Performance of the last Prototype
Unfortunately the performance isn’t as good as I initially expected. Retrieval needs to seek to many databases and each database has to be searched for many variations. Databases are grouped in the file system according to phrase occurrence counts, so it’s possible to easily remove all the databases for phrase count one.
For the following tests a more wide phrase combination is searched so the search time is around 10 seconds for six combinations and maximal two missing words (denoted X in the following examples). The combinations are produced from the last seven words the user typed, like so [Word1, Word2, Word3, Word4, X], [Word1, Word2, Word3, X, X], [Word2, Word3, Word4, Word5, X], … . Each combination needs a lot of variations to be fully queried in the database.
Please note that the “Test 04” has a limited stop word removal and the input is shown after that process. You have to imagine the “a”, “the”, … yourself. The words in the phrases are also sorted by word index and are not in a meaningful order.
- Input: what, wrong, hint, above, read, about, word, stemmers, really
- list wikipediaadministrators, 1
- that pallywood, 1
- article wpdicdef, 1
- into written, 1
- book tibet, 1
- article whips, 1
- more does, 1
- book reference, 1
- Processing time: 1s
- Input: together, took, around, reduc, data, storage, requir
- multiple store, 1
- units capacity, 1
- units however, 1
- just megabyte, 1
- term long, 1
- that tempdb, 1
- with archival, 1
- system such, 1
- Processing time: 0.5s
Not what I did expect, but considering that I basically started without any knowledge of the matter or how to process that amount of data “it’s (quite) something”.

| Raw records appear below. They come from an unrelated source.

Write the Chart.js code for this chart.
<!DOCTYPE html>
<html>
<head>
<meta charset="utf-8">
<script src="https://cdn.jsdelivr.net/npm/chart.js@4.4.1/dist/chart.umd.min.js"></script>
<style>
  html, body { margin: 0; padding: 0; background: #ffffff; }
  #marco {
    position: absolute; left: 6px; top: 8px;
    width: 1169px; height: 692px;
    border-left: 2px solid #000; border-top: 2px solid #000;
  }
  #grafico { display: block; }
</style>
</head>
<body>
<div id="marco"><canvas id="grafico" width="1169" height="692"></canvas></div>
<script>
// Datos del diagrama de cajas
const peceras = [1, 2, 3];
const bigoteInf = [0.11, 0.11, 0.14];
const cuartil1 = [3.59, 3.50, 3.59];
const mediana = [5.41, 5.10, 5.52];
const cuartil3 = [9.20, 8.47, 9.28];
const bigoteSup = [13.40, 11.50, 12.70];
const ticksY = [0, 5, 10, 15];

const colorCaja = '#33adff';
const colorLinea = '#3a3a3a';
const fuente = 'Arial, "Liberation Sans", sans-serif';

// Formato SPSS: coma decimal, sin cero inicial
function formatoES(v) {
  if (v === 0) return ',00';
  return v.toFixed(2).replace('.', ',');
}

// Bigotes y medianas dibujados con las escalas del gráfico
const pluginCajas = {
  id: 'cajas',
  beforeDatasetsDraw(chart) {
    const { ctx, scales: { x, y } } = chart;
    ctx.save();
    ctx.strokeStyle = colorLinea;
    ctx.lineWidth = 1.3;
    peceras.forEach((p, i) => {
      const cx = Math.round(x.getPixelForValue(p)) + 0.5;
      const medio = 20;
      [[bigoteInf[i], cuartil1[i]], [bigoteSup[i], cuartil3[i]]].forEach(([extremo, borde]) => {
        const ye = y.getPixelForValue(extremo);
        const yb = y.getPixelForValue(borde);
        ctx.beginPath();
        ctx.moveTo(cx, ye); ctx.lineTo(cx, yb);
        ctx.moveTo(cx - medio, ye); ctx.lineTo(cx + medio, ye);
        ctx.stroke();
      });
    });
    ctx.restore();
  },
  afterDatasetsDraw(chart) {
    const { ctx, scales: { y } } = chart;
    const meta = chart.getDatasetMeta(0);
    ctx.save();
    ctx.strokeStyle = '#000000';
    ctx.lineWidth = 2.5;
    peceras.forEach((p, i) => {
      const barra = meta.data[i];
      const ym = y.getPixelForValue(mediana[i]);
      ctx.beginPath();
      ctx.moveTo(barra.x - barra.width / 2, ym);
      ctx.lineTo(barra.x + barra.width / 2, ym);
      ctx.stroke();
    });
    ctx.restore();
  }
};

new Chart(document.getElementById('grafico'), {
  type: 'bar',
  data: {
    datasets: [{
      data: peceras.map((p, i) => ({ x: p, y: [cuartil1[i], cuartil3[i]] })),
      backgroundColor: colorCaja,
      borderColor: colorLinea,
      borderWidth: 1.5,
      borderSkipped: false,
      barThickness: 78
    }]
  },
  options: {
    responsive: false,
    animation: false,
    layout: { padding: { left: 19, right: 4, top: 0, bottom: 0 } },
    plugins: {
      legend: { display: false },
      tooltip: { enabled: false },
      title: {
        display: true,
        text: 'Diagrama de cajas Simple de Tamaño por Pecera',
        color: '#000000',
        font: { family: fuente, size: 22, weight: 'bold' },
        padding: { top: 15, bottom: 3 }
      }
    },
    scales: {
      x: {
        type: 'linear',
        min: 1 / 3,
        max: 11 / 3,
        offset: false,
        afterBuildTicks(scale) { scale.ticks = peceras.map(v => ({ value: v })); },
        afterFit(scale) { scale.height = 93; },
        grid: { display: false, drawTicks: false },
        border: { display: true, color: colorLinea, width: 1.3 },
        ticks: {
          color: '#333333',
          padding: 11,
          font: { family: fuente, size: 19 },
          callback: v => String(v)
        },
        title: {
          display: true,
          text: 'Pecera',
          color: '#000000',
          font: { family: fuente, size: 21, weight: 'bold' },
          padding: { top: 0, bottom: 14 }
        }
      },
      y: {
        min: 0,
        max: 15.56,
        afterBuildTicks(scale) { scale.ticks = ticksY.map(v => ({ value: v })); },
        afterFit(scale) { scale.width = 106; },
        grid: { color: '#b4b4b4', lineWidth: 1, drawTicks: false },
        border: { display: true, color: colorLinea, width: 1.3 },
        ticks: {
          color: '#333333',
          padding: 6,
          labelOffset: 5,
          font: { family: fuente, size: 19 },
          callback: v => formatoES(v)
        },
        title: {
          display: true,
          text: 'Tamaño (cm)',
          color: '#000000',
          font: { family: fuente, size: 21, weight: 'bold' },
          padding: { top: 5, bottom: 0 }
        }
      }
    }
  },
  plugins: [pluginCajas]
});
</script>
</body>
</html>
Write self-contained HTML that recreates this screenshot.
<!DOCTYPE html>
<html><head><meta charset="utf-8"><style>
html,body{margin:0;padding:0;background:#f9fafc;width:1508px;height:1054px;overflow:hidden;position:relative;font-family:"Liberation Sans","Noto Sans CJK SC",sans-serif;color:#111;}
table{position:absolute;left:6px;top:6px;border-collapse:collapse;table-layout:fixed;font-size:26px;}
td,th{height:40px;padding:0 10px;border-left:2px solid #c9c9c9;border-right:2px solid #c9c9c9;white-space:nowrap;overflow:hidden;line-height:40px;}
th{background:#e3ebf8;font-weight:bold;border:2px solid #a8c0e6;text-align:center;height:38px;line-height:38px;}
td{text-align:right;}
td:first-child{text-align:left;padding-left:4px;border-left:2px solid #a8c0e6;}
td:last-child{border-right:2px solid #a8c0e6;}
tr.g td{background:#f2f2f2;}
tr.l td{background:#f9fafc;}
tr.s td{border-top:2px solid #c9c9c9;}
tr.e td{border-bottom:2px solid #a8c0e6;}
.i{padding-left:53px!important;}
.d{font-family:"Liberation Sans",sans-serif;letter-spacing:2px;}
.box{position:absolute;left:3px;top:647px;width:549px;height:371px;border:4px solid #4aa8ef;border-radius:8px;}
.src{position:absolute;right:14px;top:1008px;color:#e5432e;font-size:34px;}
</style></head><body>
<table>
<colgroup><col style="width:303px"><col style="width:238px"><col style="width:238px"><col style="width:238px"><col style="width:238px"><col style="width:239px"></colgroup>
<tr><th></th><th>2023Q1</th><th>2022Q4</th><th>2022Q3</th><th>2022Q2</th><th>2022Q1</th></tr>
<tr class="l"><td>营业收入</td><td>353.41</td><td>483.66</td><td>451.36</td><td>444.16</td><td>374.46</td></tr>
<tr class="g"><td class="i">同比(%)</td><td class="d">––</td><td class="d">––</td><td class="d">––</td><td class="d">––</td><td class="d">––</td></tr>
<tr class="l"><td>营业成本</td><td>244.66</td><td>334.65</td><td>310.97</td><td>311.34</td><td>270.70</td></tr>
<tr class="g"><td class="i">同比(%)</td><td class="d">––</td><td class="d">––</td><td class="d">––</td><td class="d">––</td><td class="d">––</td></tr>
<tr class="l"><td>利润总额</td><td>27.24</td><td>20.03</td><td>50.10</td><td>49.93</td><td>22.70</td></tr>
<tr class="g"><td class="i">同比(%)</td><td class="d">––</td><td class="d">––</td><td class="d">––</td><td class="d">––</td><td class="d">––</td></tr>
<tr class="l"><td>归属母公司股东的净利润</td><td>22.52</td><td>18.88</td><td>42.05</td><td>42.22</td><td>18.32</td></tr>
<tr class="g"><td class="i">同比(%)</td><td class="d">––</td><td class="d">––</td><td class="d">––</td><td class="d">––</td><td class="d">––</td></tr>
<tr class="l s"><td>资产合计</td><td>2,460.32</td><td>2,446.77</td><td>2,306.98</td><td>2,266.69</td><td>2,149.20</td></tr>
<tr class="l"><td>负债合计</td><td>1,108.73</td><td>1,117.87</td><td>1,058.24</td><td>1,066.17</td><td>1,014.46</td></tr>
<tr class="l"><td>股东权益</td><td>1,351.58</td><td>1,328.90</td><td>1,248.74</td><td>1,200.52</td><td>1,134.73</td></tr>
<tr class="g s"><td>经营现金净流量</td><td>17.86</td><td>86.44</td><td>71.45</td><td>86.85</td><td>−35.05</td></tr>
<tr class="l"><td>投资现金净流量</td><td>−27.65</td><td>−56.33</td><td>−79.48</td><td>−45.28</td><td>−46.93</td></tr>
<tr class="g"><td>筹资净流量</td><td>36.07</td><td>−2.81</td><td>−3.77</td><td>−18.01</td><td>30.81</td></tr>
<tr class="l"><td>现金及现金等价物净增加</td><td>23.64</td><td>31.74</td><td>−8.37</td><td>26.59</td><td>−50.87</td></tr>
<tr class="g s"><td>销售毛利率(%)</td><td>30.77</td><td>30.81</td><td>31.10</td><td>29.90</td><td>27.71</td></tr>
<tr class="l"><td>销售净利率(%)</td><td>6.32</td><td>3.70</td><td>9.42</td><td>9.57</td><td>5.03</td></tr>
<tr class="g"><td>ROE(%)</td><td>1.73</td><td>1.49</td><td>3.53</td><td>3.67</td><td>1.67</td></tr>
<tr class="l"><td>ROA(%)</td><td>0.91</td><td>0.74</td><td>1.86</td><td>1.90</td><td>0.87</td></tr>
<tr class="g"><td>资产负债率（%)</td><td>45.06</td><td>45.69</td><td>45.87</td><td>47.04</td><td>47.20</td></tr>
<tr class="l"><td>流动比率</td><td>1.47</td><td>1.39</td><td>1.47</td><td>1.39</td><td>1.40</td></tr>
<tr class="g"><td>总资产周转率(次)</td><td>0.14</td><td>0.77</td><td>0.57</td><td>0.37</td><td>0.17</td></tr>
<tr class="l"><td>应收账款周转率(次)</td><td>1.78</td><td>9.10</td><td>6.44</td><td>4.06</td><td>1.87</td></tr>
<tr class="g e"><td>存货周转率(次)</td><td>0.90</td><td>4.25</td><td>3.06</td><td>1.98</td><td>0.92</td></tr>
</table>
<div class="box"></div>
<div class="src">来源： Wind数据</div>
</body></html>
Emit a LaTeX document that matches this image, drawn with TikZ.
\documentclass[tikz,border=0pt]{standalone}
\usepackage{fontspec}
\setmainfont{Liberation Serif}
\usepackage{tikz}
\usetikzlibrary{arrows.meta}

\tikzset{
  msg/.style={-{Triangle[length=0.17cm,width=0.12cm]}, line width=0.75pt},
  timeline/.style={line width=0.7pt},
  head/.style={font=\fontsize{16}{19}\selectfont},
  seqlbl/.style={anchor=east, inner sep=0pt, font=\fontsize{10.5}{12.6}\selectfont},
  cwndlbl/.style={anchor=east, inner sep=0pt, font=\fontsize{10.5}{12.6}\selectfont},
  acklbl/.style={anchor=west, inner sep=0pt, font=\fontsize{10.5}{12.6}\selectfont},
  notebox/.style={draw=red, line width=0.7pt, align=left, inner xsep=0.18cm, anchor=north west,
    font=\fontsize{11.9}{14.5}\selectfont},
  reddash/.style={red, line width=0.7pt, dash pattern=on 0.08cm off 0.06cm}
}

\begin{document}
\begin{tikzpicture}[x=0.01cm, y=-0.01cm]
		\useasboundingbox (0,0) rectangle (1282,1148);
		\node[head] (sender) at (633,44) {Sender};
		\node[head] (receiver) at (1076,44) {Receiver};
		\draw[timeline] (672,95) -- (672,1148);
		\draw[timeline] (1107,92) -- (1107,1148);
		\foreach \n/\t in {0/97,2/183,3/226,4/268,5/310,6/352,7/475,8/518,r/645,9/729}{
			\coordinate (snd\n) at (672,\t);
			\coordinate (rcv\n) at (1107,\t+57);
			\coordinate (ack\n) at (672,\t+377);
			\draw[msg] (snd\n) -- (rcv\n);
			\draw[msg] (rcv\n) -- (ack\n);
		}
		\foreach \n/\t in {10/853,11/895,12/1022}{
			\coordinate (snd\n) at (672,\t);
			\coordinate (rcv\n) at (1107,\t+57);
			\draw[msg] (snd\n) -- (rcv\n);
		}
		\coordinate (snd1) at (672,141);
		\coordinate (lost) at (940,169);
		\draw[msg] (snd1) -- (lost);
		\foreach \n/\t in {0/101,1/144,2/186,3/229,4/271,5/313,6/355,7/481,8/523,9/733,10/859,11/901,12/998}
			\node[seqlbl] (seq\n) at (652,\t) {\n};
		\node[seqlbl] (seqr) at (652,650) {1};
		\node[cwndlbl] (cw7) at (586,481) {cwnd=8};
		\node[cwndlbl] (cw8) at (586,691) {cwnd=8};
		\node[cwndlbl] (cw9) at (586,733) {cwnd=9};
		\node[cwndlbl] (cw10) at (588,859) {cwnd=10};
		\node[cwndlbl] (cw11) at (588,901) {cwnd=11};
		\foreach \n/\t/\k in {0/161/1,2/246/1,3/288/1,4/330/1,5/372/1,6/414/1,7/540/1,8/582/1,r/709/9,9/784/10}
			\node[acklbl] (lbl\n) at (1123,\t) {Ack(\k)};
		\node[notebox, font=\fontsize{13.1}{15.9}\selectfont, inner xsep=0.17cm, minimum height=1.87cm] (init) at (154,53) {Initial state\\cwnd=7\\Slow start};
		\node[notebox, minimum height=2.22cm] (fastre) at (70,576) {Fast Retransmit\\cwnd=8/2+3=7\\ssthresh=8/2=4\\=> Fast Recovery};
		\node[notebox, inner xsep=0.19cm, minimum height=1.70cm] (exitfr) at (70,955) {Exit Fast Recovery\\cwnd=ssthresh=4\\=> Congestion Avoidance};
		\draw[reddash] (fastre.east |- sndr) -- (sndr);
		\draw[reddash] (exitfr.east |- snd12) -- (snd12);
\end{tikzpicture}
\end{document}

I recently read a book about natural language processing and I noticed what I did wrong. As hinted above, I read about word stemmers and I really should use them. Many of the results predicted by the fourth prototype are basically stop words or Mediawiki syntax. I think I have to read more about natural language processing. I do want to use a library for that and I’m currently searching for one. There is no time for me to implement my own algorithms, but there may be many powerful ones out there already.
The next things to include (or think about) would be:
- Usage of stemming
- Complete removal of stop words
- Usage of Part of Speech tagging
- Usage of professional sentence detection
- Improve predictions by analysing the sentence structure
- Advanced normalization with synonyms
- Use a professional Wikipedia syntax remover (if possible)
- Use longer n-grams for more useful predictions?
- Use a different editor, since the amount of information that you can provide the user via a sublime text completion plugin is limited.